Most people tend to assume competence when they meet a professional. Perhaps they are stupid for doing that. That thought first occurred to me as I counted backwards from ten just as the anesthetic was kicking in when I recently had surgery.
This applies to lawyers as well. Maybe potential clients and referral sources should know better than to assume competence. After all, someone has to finish last in law school and Lord knows that anyone who has practiced law for a few years has come across their fair share of idiots with law degrees. But nonetheless, competence is usually assumed. Not by everybody. For example, any in-house counsel worth their salt will learn how to measure up outside counsel. But by most people, including some fairly sophisticated businesspeople.

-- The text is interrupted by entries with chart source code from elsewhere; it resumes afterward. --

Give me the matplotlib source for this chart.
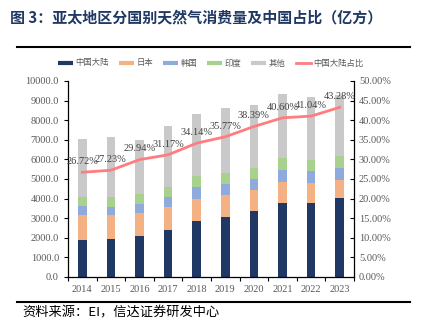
import matplotlib
matplotlib.use("Agg")
import matplotlib.pyplot as plt
from matplotlib.lines import Line2D
from matplotlib.ticker import FuncFormatter, MultipleLocator
import numpy as np

years = ["2014", "2015", "2016", "2017", "2018", "2019", "2020", "2021", "2022", "2023"]
china = [1880, 1945, 2100, 2405, 2840, 3085, 3370, 3800, 3765, 4030]
japan = [1260, 1195, 1150, 1190, 1150, 1095, 1050, 1060, 1010, 940]
korea = [480, 440, 480, 485, 610, 575, 580, 610, 610, 605]
india = [460, 490, 510, 530, 575, 575, 560, 610, 595, 610]
others = [2955, 3070, 2760, 3105, 3145, 3295, 3220, 3280, 3195, 3125]
ratio = [26.72, 27.23, 29.94, 31.17, 34.14, 35.77, 38.39, 40.60, 41.04, 43.28]

series_names = ["中国大陆", "日本", "韩国", "印度", "其他"]
line_name = "中国大陆占比"
colors = ["#1F3864", "#F4B183", "#8FAADC", "#A9D18E", "#C9C9C9"]
line_color = "#FF7C80"
title = "图 3：亚太地区分国别天然气消费量及中国占比（亿方）"
source = "资料来源：EI，信达证券研发中心"

cjk = ["Noto Sans CJK SC", "DejaVu Sans"]
serif = ["Liberation Serif", "DejaVu Serif"]
tick_color = "#595959"

fig = plt.figure(figsize=(4.21, 3.34), dpi=100)
ax = fig.add_axes([0.1615, 0.1707, 0.8409 - 0.1615, 0.7575 - 0.1707])
x = np.arange(len(years))
bottom = np.zeros(len(years))
handles = []
for name, vals, c in zip(series_names, [china, japan, korea, india, others], colors):
    ax.bar(x, vals, width=0.3, bottom=bottom, color=c, zorder=2)
    bottom += np.array(vals)
    handles.append(Line2D([0], [0], color=c, lw=3, solid_capstyle="butt", label=name))

ax.set_xlim(-0.5, len(years) - 0.5)
ax.set_ylim(0, 10000)
ax.yaxis.set_major_locator(MultipleLocator(1000))
ax.yaxis.set_major_formatter(FuncFormatter(lambda v, p: f"{v:.1f}"))
ax.set_xticks(x)
ax.set_xticklabels(years)
ax.set_xticks(np.arange(-0.5, len(years), 1.0), minor=True)
ax.tick_params(axis="x", which="major", length=0, pad=6)
ax.tick_params(axis="x", which="minor", length=3, direction="out", width=0.8)
ax.tick_params(axis="y", length=3, direction="out", width=0.8)
for lab in ax.get_xticklabels() + ax.get_yticklabels():
    lab.set_family(serif)
    lab.set_fontsize(7.5)
    lab.set_color(tick_color)
for s in ["top", "right"]:
    ax.spines[s].set_visible(False)
ax.spines["left"].set_linewidth(0.9)
ax.spines["bottom"].set_linewidth(0.9)

ax2 = ax.twinx()
ax2.plot(x, ratio, color=line_color, lw=2, zorder=3)
ax2.set_ylim(0, 50)
ax2.yaxis.set_major_locator(MultipleLocator(5))
ax2.yaxis.set_major_formatter(FuncFormatter(lambda v, p: f"{v:.2f}%"))
ax2.tick_params(axis="y", length=3, direction="in", width=0.8)
for lab in ax2.get_yticklabels():
    lab.set_family(serif)
    lab.set_fontsize(7.5)
    lab.set_color(tick_color)
for s in ["top", "left", "bottom"]:
    ax2.spines[s].set_visible(False)
ax2.spines["right"].set_linewidth(0.9)
for xi, r in zip(x, ratio):
    ax2.annotate(f"{r:.2f}%", (xi, r), xytext=(0, 4.5), textcoords="offset points",
                 ha="center", va="bottom", fontsize=7.5, family=serif, color="#404040")

handles.append(Line2D([0], [0], color=line_color, lw=2, label=line_name))
leg = fig.legend(handles=handles, loc="center", bbox_to_anchor=(0.5, 1 - 63 / 334), ncol=6,
                 frameon=False, prop={"family": cjk, "size": 6}, handlelength=1.8,
                 handletextpad=0.3, columnspacing=1.2)
for t in leg.get_texts():
    t.set_color(tick_color)

fig.text(10 / 421, 1 - 18 / 334, title, family=cjk, fontsize=10.8, fontweight="bold",
         color="#1F3864", ha="left", va="center")
fig.add_artist(Line2D([17 / 421, 410 / 421], [1 - 47 / 334, 1 - 47 / 334], color="black", lw=1.5))
fig.add_artist(Line2D([17 / 421, 410 / 421], [1 - 302 / 334, 1 - 302 / 334], color="black", lw=1.5))
fig.text(22 / 421, 1 - 313 / 334, source, family=cjk, fontsize=9.5, style="italic",
         color="black", ha="left", va="center")

fig.savefig("out.png", dpi=100)
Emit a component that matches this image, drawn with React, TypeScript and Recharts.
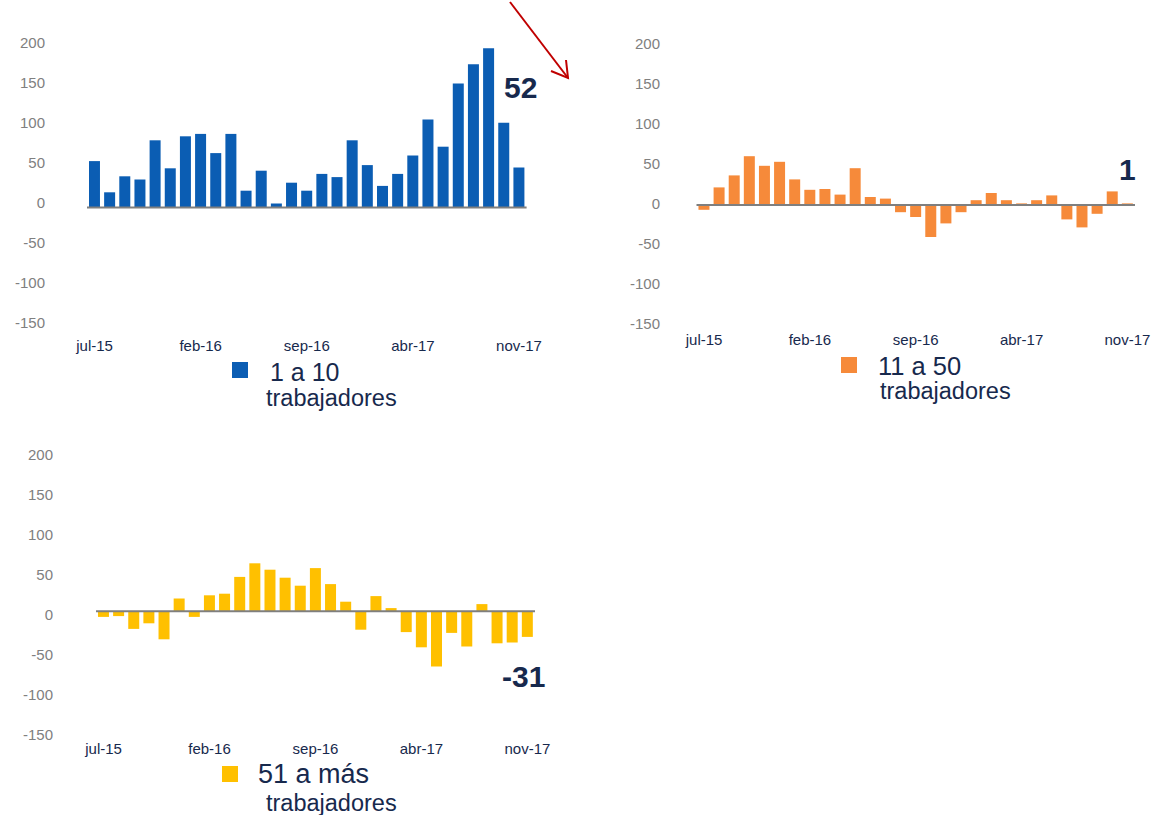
import React from 'react'
import { Bar, BarChart, ReferenceLine, XAxis, YAxis } from 'recharts'

const meses = [
   'jul-15', 'ago-15', 'sep-15', 'oct-15', 'nov-15', 'dic-15',
   'ene-16', 'feb-16', 'mar-16', 'abr-16', 'may-16', 'jun-16',
   'jul-16', 'ago-16', 'sep-16', 'oct-16', 'nov-16', 'dic-16',
   'ene-17', 'feb-17', 'mar-17', 'abr-17', 'may-17', 'jun-17',
   'jul-17', 'ago-17', 'sep-17', 'oct-17', 'nov-17',
]

const micro = [58, 19, 39, 35, 84, 49, 89, 92, 68, 92, 21, 46, 5, 31, 21, 42, 38, 84, 53, 27, 42, 65, 110, 76, 155, 179, 199, 106, 50]
const pequena = [-6, 22, 37, 61, 49, 54, 32, 19, 20, 13, 46, 10, 8, -9, -15, -40, -23, -9, 6, 15, 6, 2, 6, 12, -18, -28, -11, 17, 2]
const grande = [-7, -6, -22, -15, -35, 16, -7, 20, 22, 43, 60, 52, 42, 32, 54, 34, 12, -23, 19, 4, -26, -45, -69, -27, -44, 9, -40, -39, -32]

const yTicks = [-150, -100, -50, 0, 50, 100, 150, 200]

const FONT = '"Liberation Sans", Arial, sans-serif'
const NAVY = '#17294d'

interface PanelProps {
   left: number
   top: number
   values: number[]
   color: string
   plotLeft: number
   plotRight: number
   plotTop: number
   labelRight: number
   labelShift: number
   xLabelY: number
}

function Panel({ left, top, values, color, plotLeft, plotRight, plotTop, labelRight, labelShift, xLabelY }: PanelProps) {
   const width = 560
   const height = 360
   const data = meses.map((m, i) => ({ mes: m, valor: values[i] }))
   const plotBottom = plotTop + 280

   const yTick = (props: any) => (
      <text
         x={labelRight}
         y={props.y + labelShift}
         dy="0.355em"
         textAnchor="end"
         fontSize={15}
         fontFamily={FONT}
         fill="#808080"
      >
         {props.payload.value}
      </text>
   )
   const xTick = (props: any) => (
      <text x={props.x} y={xLabelY} textAnchor="middle" fontSize={15} fontFamily={FONT} fill={NAVY}>
         {props.payload.value}
      </text>
   )

   return (
      <div style={{ position: 'absolute', left, top }}>
         <BarChart
            width={width}
            height={height}
            data={data}
            barCategoryGap="13%"
            margin={{ top: plotTop, right: width - plotRight, left: 0, bottom: 0 }}
         >
            <XAxis
               dataKey="mes"
               interval={6}
               axisLine={false}
               tickLine={false}
               height={height - plotBottom}
               tick={xTick}
            />
            <YAxis
               domain={[-150, 200]}
               ticks={yTicks}
               axisLine={false}
               tickLine={false}
               width={plotLeft}
               tick={yTick}
            />
            <Bar dataKey="valor" fill={color} isAnimationActive={false} />
            <ReferenceLine y={0} stroke="#7f7f7f" strokeWidth={2} />
         </BarChart>
      </div>
   )
}

export default function App() {
   return (
      <div style={{ position: 'absolute', left: 0, top: 0, width: 1170, height: 815, background: '#fff' }}>
         <Panel left={0} top={0} values={micro} color="#0b5db3"
            plotLeft={87} plotRight={526.6} plotTop={47.5} labelRight={45} labelShift={-4.5} xLabelY={351} />
         <Panel left={600} top={0} values={pequena} color="#f68a3a"
            plotLeft={96.5} plotRight={535} plotTop={45} labelRight={60} labelShift={-1.7} xLabelY={345} />
         <Panel left={0} top={410} values={grande} color="#ffc000"
            plotLeft={96} plotRight={535} plotTop={41.3} labelRight={53} labelShift={3.7} xLabelY={344} />

         <svg width={1170} height={815} style={{ position: 'absolute', left: 0, top: 0, pointerEvents: 'none' }}>
            <g fontFamily={FONT} fill={NAVY}>
               <rect x={232} y={362} width={16} height={16} fill="#0b5db3" />
               <text x={270} y={381} fontSize={25}>1 a 10</text>
               <text x={266} y={406} fontSize={23.5}>trabajadores</text>

               <rect x={841} y={357} width={16} height={16} fill="#f68a3a" />
               <text x={878} y={375} fontSize={25.5}>11 a 50</text>
               <text x={880} y={399} fontSize={23.5}>trabajadores</text>

               <rect x={222} y={766} width={16} height={16} fill="#ffc000" />
               <text x={258} y={783} fontSize={27}>51 a más</text>
               <text x={266} y={811} fontSize={23.5}>trabajadores</text>

               <text x={504} y={98} fontSize={30} fontWeight="bold">52</text>
               <text x={1119} y={180} fontSize={30} fontWeight="bold">1</text>
               <text x={502} y={687} fontSize={30} fontWeight="bold">-31</text>
            </g>
            <g stroke="#c00000" strokeWidth={2} fill="none">
               <line x1={510} y1={2} x2={568} y2={78} />
               <polyline points="551,71 568,78 566,60" />
            </g>
         </svg>
      </div>
   )
}
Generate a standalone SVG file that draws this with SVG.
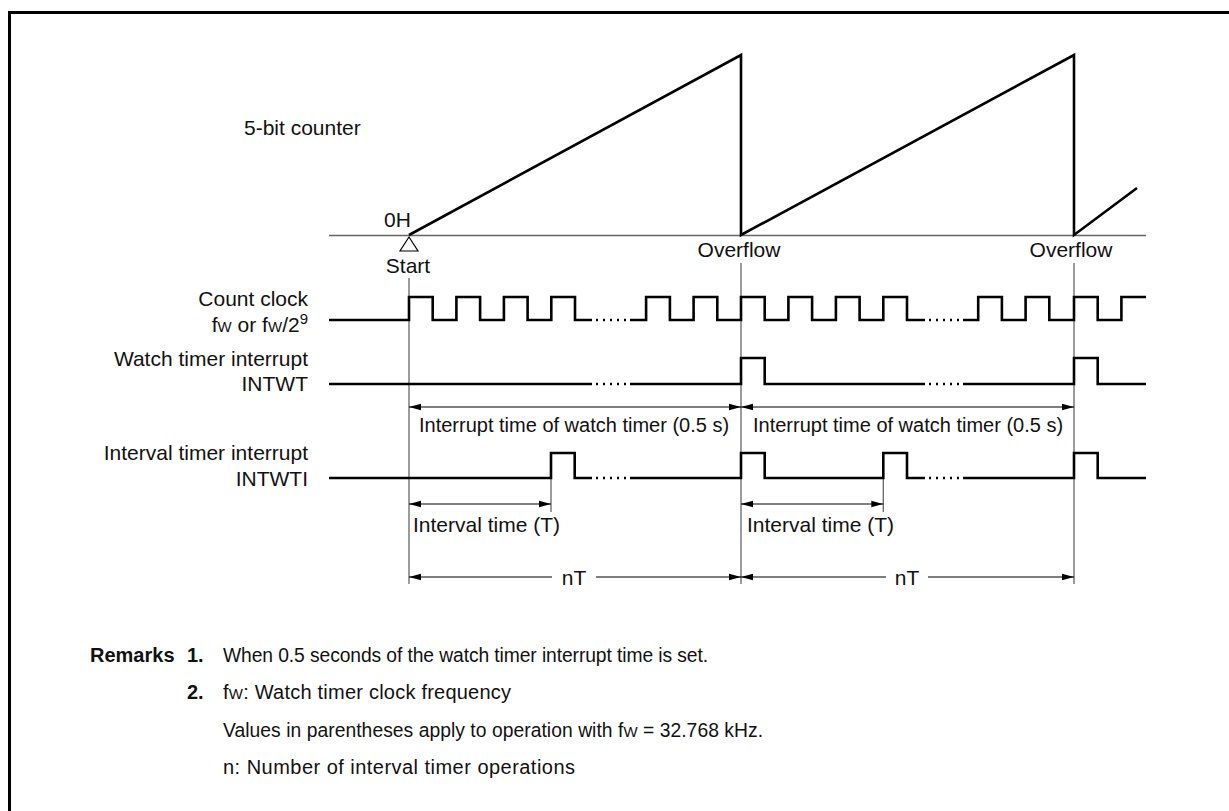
<svg xmlns="http://www.w3.org/2000/svg" width="1229" height="811" viewBox="0 0 1229 811">
<style>
text{font-family:"Liberation Sans",Arial,Helvetica,sans-serif;font-size:21px;fill:#111}
.b{font-weight:bold;font-size:20px}
.r{font-size:20px}
.r2{font-size:19.3px}
.it{font-size:20px}
.sig{fill:none;stroke:#000;stroke-width:2.6;stroke-linejoin:miter}
.dot{fill:none;stroke:#000;stroke-width:2.4;stroke-dasharray:2 5}
.guide{fill:none;stroke:#666;stroke-width:1.3}
.dim{fill:none;stroke:#000;stroke-width:1.1}
.mid{text-anchor:middle}
.end{text-anchor:end}
.sm{font-size:15px}
</style>
<defs>
<marker id="ah" viewBox="0 0 12 8" refX="12" refY="4" markerWidth="12" markerHeight="8" markerUnits="userSpaceOnUse" orient="auto-start-reverse">
<path d="M0,0.8 L12,4 L0,7.2 Z" fill="#000"/>
</marker>
</defs>
<rect width="1229" height="811" fill="#fff"/>
<path d="M9.5,811 V12.5 H1229" fill="none" stroke="#000" stroke-width="3"/>

<g id="counter">
<text x="244" y="135">5-bit counter</text>
<line class="guide" x1="329" y1="235.5" x2="1146" y2="235.5"/>
<path class="sig" d="M409,235 L741,55 V235 L1074,55 V235 L1137,188"/>
<text x="384" y="227">0H</text>
<polygon points="409,237 400,251 418,251" fill="#fff" stroke="#000" stroke-width="1.2"/>
<text class="mid" x="408" y="273">Start</text>
<text class="mid" x="739" y="257">Overflow</text>
<text class="mid" x="1071" y="257">Overflow</text>
</g>

<g id="guides">
<line class="guide" x1="409" y1="278" x2="409" y2="584"/>
<line class="guide" x1="741" y1="263" x2="741" y2="584"/>
<line class="guide" x1="1074" y1="263" x2="1074" y2="584"/>
<line class="guide" x1="551" y1="478" x2="551" y2="512"/>
<line class="guide" x1="883.3" y1="478" x2="883.3" y2="512"/>
</g>

<g id="count-clock">
<text class="end" x="308" y="306">Count clock</text>
<text class="end" x="308" y="332">f<tspan class="sm">W</tspan> or f<tspan class="sm">W</tspan>/2<tspan class="sm" dy="-8">9</tspan></text>
<path class="sig" d="M329,320 H409 V297 H432.7 V320 H456.4 V297 H480.1 V320 H503.9 V297 H527.6 V320 H551.3 V297 H575 V320 H592"/>
<line class="dot" x1="596" y1="320" x2="626" y2="320"/>
<path class="sig" d="M630,320 H646.1 V297 H669.9 V320 H693.6 V297 H717.3 V320 H741 V297 H764.7 V320 H788.4 V297 H812.1 V320 H835.9 V297 H859.6 V320 H883.3 V297 H907 V320 H925"/>
<line class="dot" x1="929" y1="320" x2="959" y2="320"/>
<path class="sig" d="M963,320 H978.2 V297 H1001.9 V320 H1025.6 V297 H1049.3 V320 H1074 V297 H1097.7 V320 H1121.4 V297 H1146"/>
</g>

<g id="intwt">
<text class="end" x="308" y="366">Watch timer interrupt</text>
<text class="end" x="308" y="391">INTWT</text>
<path class="sig" d="M329,384 H592"/>
<line class="dot" x1="596" y1="384" x2="626" y2="384"/>
<path class="sig" d="M630,384 H741 V358 H764.7 V384 H925"/>
<line class="dot" x1="929" y1="384" x2="959" y2="384"/>
<path class="sig" d="M963,384 H1074 V358 H1097.7 V384 H1146"/>
</g>

<g id="intwti">
<text class="end" x="308" y="460">Interval timer interrupt</text>
<text class="end" x="308" y="486">INTWTI</text>
<path class="sig" d="M329,478 H551 V453 H574.7 V478 H592"/>
<line class="dot" x1="596" y1="478" x2="626" y2="478"/>
<path class="sig" d="M630,478 H741 V453 H764.7 V478 H883.3 V453 H907 V478 H925"/>
<line class="dot" x1="929" y1="478" x2="959" y2="478"/>
<path class="sig" d="M963,478 H1074 V453 H1097.7 V478 H1146"/>
</g>

<g id="connectors">
<line class="dim" x1="409" y1="407" x2="741" y2="407" marker-start="url(#ah)" marker-end="url(#ah)"/>
<line class="dim" x1="741" y1="407" x2="1074" y2="407" marker-start="url(#ah)" marker-end="url(#ah)"/>
<line class="dim" x1="409" y1="504" x2="551" y2="504" marker-start="url(#ah)" marker-end="url(#ah)"/>
<line class="dim" x1="741" y1="504" x2="883.3" y2="504" marker-start="url(#ah)" marker-end="url(#ah)"/>
<line class="dim" x1="409" y1="577" x2="552" y2="577" marker-start="url(#ah)"/>
<line class="dim" x1="596" y1="577" x2="741" y2="577" marker-end="url(#ah)"/>
<line class="dim" x1="741" y1="577" x2="886" y2="577" marker-start="url(#ah)"/>
<line class="dim" x1="928" y1="577" x2="1074" y2="577" marker-end="url(#ah)"/>
</g>

<g id="labels">
<text class="it" x="419" y="432">Interrupt time of watch timer (0.5 s)</text>
<text class="it" x="753" y="432">Interrupt time of watch timer (0.5 s)</text>
<text x="413" y="532">Interval time (T)</text>
<text x="747" y="532">Interval time (T)</text>
<text class="mid" x="574" y="585">nT</text>
<text class="mid" x="907" y="585">nT</text>
</g>

<g id="remarks">
<text class="b" x="90" y="662">Remarks</text>
<text class="b" x="187" y="662">1.</text>
<text class="r2" x="223" y="662" textLength="485" lengthAdjust="spacing">When 0.5 seconds of the watch timer interrupt time is set.</text>
<text class="b" x="187" y="699">2.</text>
<text class="r" x="223" y="699" textLength="288" lengthAdjust="spacing">f<tspan class="sm">W</tspan>: Watch timer clock frequency</text>
<text class="r2" x="223" y="737" textLength="540" lengthAdjust="spacing">Values in parentheses apply to operation with f<tspan class="sm">W</tspan> = 32.768 kHz.</text>
<text class="r" x="223" y="774" textLength="352" lengthAdjust="spacing">n: Number of interval timer operations</text>
</g>
</svg>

The following are the important corollaries for young lawyers to learn from this:
- Since competence is usually assumed, potential clients and referral sources choose lawyers on the basis of something else. Things like likeability, authenticity, or sense of humour, which are all subjects which they do not cover in law school. And sincerity. As has been said by many before me, “The most important thing is sincerity. Once you can fake that you have it made.”
- Don’t sweat the imposter syndrome. People meeting you will not see you as an imposter until you prove it to them. You really will get the benefit of the doubt.
- When you market yourself, focus on listening and developing a relationship, not on trying to impress people with how much you know. If you try to impress people you have just met, you will likely just come across as insecure or stuck-up, or worse yet, reveal how little you really do know.
- Whatever you do, don’t be the stereotypical know-it-all who has no idea when to stop trying to impress people. And if you are fairly new to the profession, just own the fact that you don’t know much yet and let the world assume that you know more than you do.